> [PROBLEM DESCRIPTION]
Give every line again exactly as it appears, please, but not the pictures.
--- start of DATA ---
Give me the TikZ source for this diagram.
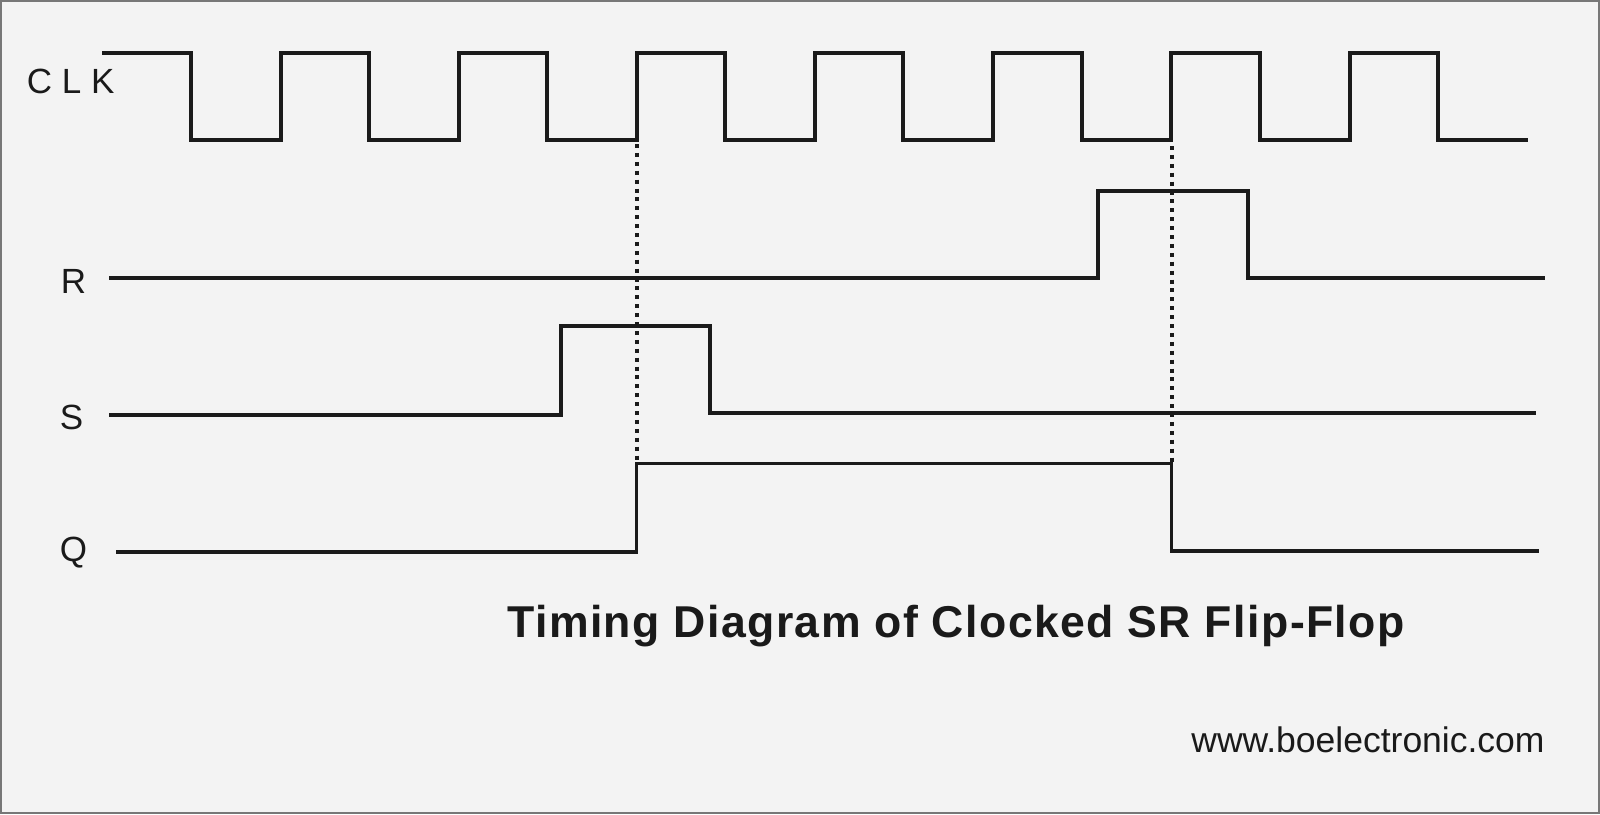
\documentclass[tikz,border=0pt]{standalone}
\usepackage{fontspec}
\setmainfont{Liberation Sans}
\newfontfamily\titlefont[LetterSpace=3.2]{Liberation Sans}
\definecolor{paper}{HTML}{F3F3F3}
\definecolor{ink}{HTML}{1A1A1A}
\definecolor{frame}{HTML}{777777}

\begin{document}
\begin{tikzpicture}[x = 0.5pt, y = -0.5pt, line join = miter,
                        wave/.style = {draw = ink, line width = 2pt},
                        thinwave/.style = {draw = ink, line width = 1.8pt},
                        guide/.style = {draw = ink, line width = 2pt, dash pattern = on 2pt off 2.45pt},
                        signal/.style = {anchor = base, inner sep = 0pt, text = ink, font = \fontsize{17.5}{20}\selectfont}]
      \useasboundingbox (0, 0) rectangle (1600, 814);
      \draw [draw = frame, fill = paper, line width = 1pt] (1, 1) rectangle (1599, 813);

      \coordinate (c0) at (102, 53);
      \coordinate (c1) at (191, 140);
      \coordinate (c2) at (281, 53);
      \coordinate (c3) at (369, 140);
      \coordinate (c4) at (459, 53);
      \coordinate (c5) at (547, 140);
      \coordinate (c6) at (637, 53);
      \coordinate (c7) at (725, 140);
      \coordinate (c8) at (815, 53);
      \coordinate (c9) at (903, 140);
      \coordinate (c10) at (993, 53);
      \coordinate (c11) at (1082, 140);
      \coordinate (c12) at (1171, 53);
      \coordinate (c13) at (1260, 140);
      \coordinate (c14) at (1350, 53);
      \coordinate (c15) at (1438, 140);
      \coordinate (c16) at (1528, 140);
      \draw [wave] (c0) -| (c1) -| (c2) -| (c3) -| (c4) -| (c5) -| (c6) -| (c7) -| (c8)
                   -| (c9) -| (c10) -| (c11) -| (c12) -| (c13) -| (c14) -| (c15) -- (c16);

      \coordinate (r0) at (109, 277.5);
      \coordinate (r1) at (1098, 191);
      \coordinate (r2) at (1248, 277.5);
      \coordinate (r3) at (1545, 277.5);
      \draw [wave] (r0) -| (r1) -| (r2) -- (r3);

      \coordinate (s0) at (109, 415);
      \coordinate (s1) at (560.5, 325.5);
      \coordinate (s2) at (710, 413);
      \coordinate (s3) at (1536, 413);
      \draw [wave] (s0) -| (s1) -| (s2) -- (s3);

      \coordinate (q0) at (116, 552);
      \coordinate (q1) at (636.5, 463.5);
      \coordinate (q2) at (1171.5, 551);
      \coordinate (q3) at (1539, 551);
      \draw [thinwave] (q0) -| (q1) -| (q2) -- (q3);

      \coordinate (d0) at (636.5, 144);
      \coordinate (d1) at (1171.5, 146);
      \draw [guide] (d0) -- (q1);
      \draw [guide] (d1) -- (q1 -| q2);

      \node [signal, anchor = base west] (clk) at (26.5, 93){C L K};
      \node [signal] (rlabel) at (73.5, 293){R};
      \node [signal] (slabel) at (71.5, 429){S};
      \node [signal] (qlabel) at (73.5, 561.5){Q};
      \node [anchor = base west, inner sep = 0pt, text = ink, font = \titlefont\bfseries\fontsize{22.3}{25}\selectfont] (title) at (507, 637){Timing Diagram of Clocked SR Flip-Flop};
      \node [anchor = base west, inner sep = 0pt, text = ink, font = \fontsize{17.75}{20}\selectfont] (site) at (1191, 752){www.boelectronic.com};
\end{tikzpicture}
\end{document}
--- end of DATA ---
> [ANSWER TO THE PROBLEM]
Give me the TikZ source for this diagram.
\documentclass[tikz,border=0pt]{standalone}
\usepackage{fontspec}
\setmainfont{Liberation Sans}
\newfontfamily\titlefont[LetterSpace=3.2]{Liberation Sans}
\definecolor{paper}{HTML}{F3F3F3}
\definecolor{ink}{HTML}{1A1A1A}
\definecolor{frame}{HTML}{777777}

\begin{document}
\begin{tikzpicture}[x = 0.5pt, y = -0.5pt, line join = miter,
                        wave/.style = {draw = ink, line width = 2pt},
                        thinwave/.style = {draw = ink, line width = 1.8pt},
                        guide/.style = {draw = ink, line width = 2pt, dash pattern = on 2pt off 2.45pt},
                        signal/.style = {anchor = base, inner sep = 0pt, text = ink, font = \fontsize{17.5}{20}\selectfont}]
      \useasboundingbox (0, 0) rectangle (1600, 814);
      \draw [draw = frame, fill = paper, line width = 1pt] (1, 1) rectangle (1599, 813);

      \coordinate (c0) at (102, 53);
      \coordinate (c1) at (191, 140);
      \coordinate (c2) at (281, 53);
      \coordinate (c3) at (369, 140);
      \coordinate (c4) at (459, 53);
      \coordinate (c5) at (547, 140);
      \coordinate (c6) at (637, 53);
      \coordinate (c7) at (725, 140);
      \coordinate (c8) at (815, 53);
      \coordinate (c9) at (903, 140);
      \coordinate (c10) at (993, 53);
      \coordinate (c11) at (1082, 140);
      \coordinate (c12) at (1171, 53);
      \coordinate (c13) at (1260, 140);
      \coordinate (c14) at (1350, 53);
      \coordinate (c15) at (1438, 140);
      \coordinate (c16) at (1528, 140);
      \draw [wave] (c0) -| (c1) -| (c2) -| (c3) -| (c4) -| (c5) -| (c6) -| (c7) -| (c8)
                   -| (c9) -| (c10) -| (c11) -| (c12) -| (c13) -| (c14) -| (c15) -- (c16);

      \coordinate (r0) at (109, 277.5);
      \coordinate (r1) at (1098, 191);
      \coordinate (r2) at (1248, 277.5);
      \coordinate (r3) at (1545, 277.5);
      \draw [wave] (r0) -| (r1) -| (r2) -- (r3);

      \coordinate (s0) at (109, 415);
      \coordinate (s1) at (560.5, 325.5);
      \coordinate (s2) at (710, 413);
      \coordinate (s3) at (1536, 413);
      \draw [wave] (s0) -| (s1) -| (s2) -- (s3);

      \coordinate (q0) at (116, 552);
      \coordinate (q1) at (636.5, 463.5);
      \coordinate (q2) at (1171.5, 551);
      \coordinate (q3) at (1539, 551);
      \draw [thinwave] (q0) -| (q1) -| (q2) -- (q3);

      \coordinate (d0) at (636.5, 144);
      \coordinate (d1) at (1171.5, 146);
      \draw [guide] (d0) -- (q1);
      \draw [guide] (d1) -- (q1 -| q2);

      \node [signal, anchor = base west] (clk) at (26.5, 93){C L K};
      \node [signal] (rlabel) at (73.5, 293){R};
      \node [signal] (slabel) at (71.5, 429){S};
      \node [signal] (qlabel) at (73.5, 561.5){Q};
      \node [anchor = base west, inner sep = 0pt, text = ink, font = \titlefont\bfseries\fontsize{22.3}{25}\selectfont] (title) at (507, 637){Timing Diagram of Clocked SR Flip-Flop};
      \node [anchor = base west, inner sep = 0pt, text = ink, font = \fontsize{17.75}{20}\selectfont] (site) at (1191, 752){www.boelectronic.com};
\end{tikzpicture}
\end{document}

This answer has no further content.